Obviously, that demand is not being met because high taxation and awful trivial regulatory rules at the state level combined with the general lack of mixed-use zones in retail and commercial districts locally prevent the builders from profiting from such work. Heck, even a competing firm or a NIMBY group can simply walk in and file a frivolous CEQA suit against such in-fill development and get away with it financially. To be fair, some OC cities have allowed for residential development in existing commercial corridors, but more has to be done.
Ironically, state politicians are calling for better growth and reduced vehicles miles travelled under the climate change banner. But the fact that existing law is exacerbating traffic gridlock through the Santa Ana Canyon and other corridors in and out of Orange County should wake up the politicians. Where is the environmental law that says that if housing costs surge in a job-rich region due to lack of infrastructure and high demands which results in a substantial increase in vehicle miles travelled, the local jurisdictions within 10 miles of the job hub are to complete a general plan update and public hearing, zone the regions for infill housing and make them shovel-ready with the state expediting the environmental review work with same-day approvals and protection against CEQA abuse. Where is that law which would draw developer competition with quality housing and lower prices?
It is long past time to solve this problem as this entire Inland Empire urban sprawl disaster has been going on for far too long. The remark that I commonly hear of homebuyers wanting spacious and cheaper family-friendly housing units in the Inland Empire is valid; I must make that clear. The culture of high demands of living in large, new homes is a contributor to the sprawl development on far-off, low-cost land on the outer finges next to new or non-congested highways. But if competing developers offered the same 3,000-4,000 square foot single family units in the form of stacked condos and apartments with plenty of open space commons, the cost to buy or rent one of those would be competitive at about $1,500 per month if supplies actually met demands. But right now, the market rate for one of these units in Orange County would be well over $1 million or about $4,000-$4,500 monthly.
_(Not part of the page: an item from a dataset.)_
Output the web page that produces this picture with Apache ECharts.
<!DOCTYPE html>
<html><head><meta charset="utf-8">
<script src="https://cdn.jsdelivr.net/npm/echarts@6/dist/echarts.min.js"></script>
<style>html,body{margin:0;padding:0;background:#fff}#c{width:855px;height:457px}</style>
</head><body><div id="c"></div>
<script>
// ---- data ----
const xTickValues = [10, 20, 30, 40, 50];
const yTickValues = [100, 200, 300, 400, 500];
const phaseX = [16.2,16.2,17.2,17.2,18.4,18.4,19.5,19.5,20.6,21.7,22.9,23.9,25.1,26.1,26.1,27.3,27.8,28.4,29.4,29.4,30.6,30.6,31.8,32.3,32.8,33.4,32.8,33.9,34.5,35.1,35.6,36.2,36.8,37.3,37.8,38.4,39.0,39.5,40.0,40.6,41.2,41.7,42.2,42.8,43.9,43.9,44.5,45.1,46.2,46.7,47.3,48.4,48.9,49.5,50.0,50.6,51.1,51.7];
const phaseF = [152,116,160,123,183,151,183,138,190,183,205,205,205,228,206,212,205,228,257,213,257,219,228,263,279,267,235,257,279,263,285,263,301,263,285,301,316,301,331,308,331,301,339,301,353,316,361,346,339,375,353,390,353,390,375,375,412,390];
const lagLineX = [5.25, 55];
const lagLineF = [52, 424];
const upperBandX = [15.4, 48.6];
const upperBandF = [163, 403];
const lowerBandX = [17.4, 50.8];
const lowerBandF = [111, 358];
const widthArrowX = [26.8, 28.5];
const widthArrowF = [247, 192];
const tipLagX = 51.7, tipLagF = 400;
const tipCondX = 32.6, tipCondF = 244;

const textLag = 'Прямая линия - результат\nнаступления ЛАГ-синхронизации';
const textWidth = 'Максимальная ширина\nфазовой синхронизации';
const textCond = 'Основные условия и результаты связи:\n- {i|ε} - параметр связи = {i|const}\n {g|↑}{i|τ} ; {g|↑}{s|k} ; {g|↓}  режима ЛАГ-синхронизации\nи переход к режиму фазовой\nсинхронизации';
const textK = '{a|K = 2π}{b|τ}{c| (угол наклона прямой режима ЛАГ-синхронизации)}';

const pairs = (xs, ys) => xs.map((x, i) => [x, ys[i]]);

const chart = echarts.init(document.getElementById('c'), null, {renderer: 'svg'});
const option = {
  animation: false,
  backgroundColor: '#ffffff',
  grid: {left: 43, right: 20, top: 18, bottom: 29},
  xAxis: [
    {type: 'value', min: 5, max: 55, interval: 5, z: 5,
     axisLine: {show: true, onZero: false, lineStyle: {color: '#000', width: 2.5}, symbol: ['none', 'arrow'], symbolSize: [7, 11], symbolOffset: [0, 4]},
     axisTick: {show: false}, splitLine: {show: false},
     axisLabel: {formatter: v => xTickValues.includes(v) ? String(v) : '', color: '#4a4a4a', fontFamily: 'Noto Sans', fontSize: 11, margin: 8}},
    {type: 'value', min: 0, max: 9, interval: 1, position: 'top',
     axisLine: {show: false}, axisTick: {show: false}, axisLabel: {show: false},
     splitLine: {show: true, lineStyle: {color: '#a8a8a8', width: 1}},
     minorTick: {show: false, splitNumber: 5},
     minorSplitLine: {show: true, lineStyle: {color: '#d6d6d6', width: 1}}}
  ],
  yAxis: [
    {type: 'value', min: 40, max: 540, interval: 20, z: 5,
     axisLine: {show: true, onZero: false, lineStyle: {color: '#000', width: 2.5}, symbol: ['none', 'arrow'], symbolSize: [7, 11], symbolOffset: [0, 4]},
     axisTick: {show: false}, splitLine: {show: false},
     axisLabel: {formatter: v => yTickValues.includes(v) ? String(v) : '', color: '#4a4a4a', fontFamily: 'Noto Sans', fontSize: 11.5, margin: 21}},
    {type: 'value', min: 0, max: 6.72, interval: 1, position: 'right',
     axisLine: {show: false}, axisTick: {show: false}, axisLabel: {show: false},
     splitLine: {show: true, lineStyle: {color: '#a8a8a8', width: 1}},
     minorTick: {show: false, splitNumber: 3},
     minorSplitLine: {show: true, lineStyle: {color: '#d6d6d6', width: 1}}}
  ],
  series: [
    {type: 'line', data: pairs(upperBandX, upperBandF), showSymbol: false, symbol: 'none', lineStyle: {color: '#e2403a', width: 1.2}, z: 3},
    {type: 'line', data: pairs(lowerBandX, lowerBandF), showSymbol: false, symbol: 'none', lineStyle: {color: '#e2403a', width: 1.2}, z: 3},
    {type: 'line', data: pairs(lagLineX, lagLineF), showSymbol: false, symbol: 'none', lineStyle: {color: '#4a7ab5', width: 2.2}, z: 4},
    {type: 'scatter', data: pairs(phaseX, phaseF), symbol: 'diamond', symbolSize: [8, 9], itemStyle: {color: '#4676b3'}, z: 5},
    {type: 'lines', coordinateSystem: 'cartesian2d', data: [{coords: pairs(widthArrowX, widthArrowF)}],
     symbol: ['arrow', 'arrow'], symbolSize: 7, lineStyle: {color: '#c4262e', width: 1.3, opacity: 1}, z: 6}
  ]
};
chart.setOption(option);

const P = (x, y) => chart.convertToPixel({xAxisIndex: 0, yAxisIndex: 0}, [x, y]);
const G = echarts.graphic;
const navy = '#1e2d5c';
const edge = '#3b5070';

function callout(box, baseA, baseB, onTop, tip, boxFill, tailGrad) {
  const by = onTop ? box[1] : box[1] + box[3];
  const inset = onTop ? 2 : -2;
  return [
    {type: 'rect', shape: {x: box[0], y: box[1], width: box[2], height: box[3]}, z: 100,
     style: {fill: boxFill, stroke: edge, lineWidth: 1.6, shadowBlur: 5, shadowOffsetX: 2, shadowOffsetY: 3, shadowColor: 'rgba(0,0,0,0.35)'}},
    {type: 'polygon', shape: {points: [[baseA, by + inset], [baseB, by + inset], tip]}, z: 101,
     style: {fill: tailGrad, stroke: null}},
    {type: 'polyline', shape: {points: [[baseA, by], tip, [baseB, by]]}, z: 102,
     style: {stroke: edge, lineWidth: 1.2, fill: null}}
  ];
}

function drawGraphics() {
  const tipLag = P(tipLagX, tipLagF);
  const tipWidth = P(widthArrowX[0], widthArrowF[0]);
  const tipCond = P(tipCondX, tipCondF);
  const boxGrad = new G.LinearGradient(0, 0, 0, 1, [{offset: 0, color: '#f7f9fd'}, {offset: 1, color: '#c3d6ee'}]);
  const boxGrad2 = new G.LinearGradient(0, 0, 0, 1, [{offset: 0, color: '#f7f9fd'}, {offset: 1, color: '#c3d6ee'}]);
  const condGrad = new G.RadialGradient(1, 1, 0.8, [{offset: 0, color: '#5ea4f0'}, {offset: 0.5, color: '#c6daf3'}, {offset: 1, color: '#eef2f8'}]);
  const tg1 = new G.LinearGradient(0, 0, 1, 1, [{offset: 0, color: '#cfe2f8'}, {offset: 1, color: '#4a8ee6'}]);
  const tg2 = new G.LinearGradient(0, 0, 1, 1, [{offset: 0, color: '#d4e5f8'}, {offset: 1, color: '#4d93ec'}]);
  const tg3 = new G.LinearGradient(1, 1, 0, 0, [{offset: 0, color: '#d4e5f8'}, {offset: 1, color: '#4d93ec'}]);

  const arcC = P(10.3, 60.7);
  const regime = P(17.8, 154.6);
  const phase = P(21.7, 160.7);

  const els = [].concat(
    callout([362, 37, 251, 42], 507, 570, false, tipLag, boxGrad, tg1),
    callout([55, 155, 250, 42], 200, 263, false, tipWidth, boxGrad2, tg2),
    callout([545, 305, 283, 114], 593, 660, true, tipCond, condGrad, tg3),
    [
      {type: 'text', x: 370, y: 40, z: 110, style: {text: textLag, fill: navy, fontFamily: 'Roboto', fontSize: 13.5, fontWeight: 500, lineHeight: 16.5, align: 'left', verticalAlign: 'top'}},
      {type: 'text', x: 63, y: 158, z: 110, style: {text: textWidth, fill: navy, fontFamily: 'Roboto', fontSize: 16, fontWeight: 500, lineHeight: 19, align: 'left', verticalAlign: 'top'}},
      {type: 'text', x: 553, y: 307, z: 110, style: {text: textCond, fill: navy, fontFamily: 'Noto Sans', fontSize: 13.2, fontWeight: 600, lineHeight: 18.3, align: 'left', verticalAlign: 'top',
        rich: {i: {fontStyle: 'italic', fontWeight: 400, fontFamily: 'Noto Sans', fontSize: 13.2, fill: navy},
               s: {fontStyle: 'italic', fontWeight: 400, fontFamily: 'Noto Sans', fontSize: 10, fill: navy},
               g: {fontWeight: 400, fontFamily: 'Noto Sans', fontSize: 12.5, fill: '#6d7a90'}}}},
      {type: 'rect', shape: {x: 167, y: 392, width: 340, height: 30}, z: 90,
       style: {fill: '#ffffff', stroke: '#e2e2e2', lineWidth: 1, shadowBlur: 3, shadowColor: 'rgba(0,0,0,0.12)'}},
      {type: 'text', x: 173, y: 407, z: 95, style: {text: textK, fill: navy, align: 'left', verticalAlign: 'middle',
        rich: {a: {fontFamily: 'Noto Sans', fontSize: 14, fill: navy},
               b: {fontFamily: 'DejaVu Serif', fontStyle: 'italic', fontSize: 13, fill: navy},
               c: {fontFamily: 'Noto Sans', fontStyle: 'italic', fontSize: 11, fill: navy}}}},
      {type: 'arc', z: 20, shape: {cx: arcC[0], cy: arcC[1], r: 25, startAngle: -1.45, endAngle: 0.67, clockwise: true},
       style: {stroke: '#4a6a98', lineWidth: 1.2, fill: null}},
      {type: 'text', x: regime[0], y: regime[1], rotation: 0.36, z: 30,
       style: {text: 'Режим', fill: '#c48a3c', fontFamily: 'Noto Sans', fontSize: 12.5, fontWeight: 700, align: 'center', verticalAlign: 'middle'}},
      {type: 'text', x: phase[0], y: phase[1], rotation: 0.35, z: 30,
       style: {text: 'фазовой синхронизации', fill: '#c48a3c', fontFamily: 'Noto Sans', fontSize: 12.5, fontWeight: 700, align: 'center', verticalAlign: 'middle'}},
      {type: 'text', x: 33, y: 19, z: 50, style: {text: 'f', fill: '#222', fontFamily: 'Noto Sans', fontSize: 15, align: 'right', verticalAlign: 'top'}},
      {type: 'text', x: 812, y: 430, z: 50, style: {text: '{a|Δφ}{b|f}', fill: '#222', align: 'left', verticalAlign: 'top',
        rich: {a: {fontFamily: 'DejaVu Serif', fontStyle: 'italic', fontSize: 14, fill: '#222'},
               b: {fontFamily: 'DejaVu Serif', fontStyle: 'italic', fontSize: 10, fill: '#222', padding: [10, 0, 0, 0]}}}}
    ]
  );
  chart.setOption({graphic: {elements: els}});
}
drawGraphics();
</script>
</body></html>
That's why so many people commute on the 91. That's why Corona is plagued by gridlock.
Terror attack averted
With proactive law enforcement tactics following the San Bernardino shootings with the help of citizens' tips, that long-planned barbaric plot will not be executed. Thank God. Because this failed operation is now exposed, count on stronger intelligence-driven law enforcement along this and all other major transportation corridors. The suspect Enrique Marquez Jr is being held in a federal prison facility in Downtown Los Angeles.
And after hearing this story, I may actually smile the next time I'm stuck in traffic in Corona and it will likely be that way for some time. That's because I'll be thankful to the men and women in the law enforcement who risk their lives to protect gridlocked corridors from becoming terror targets. I'll never forget that each time I pass through the Corona Crawl.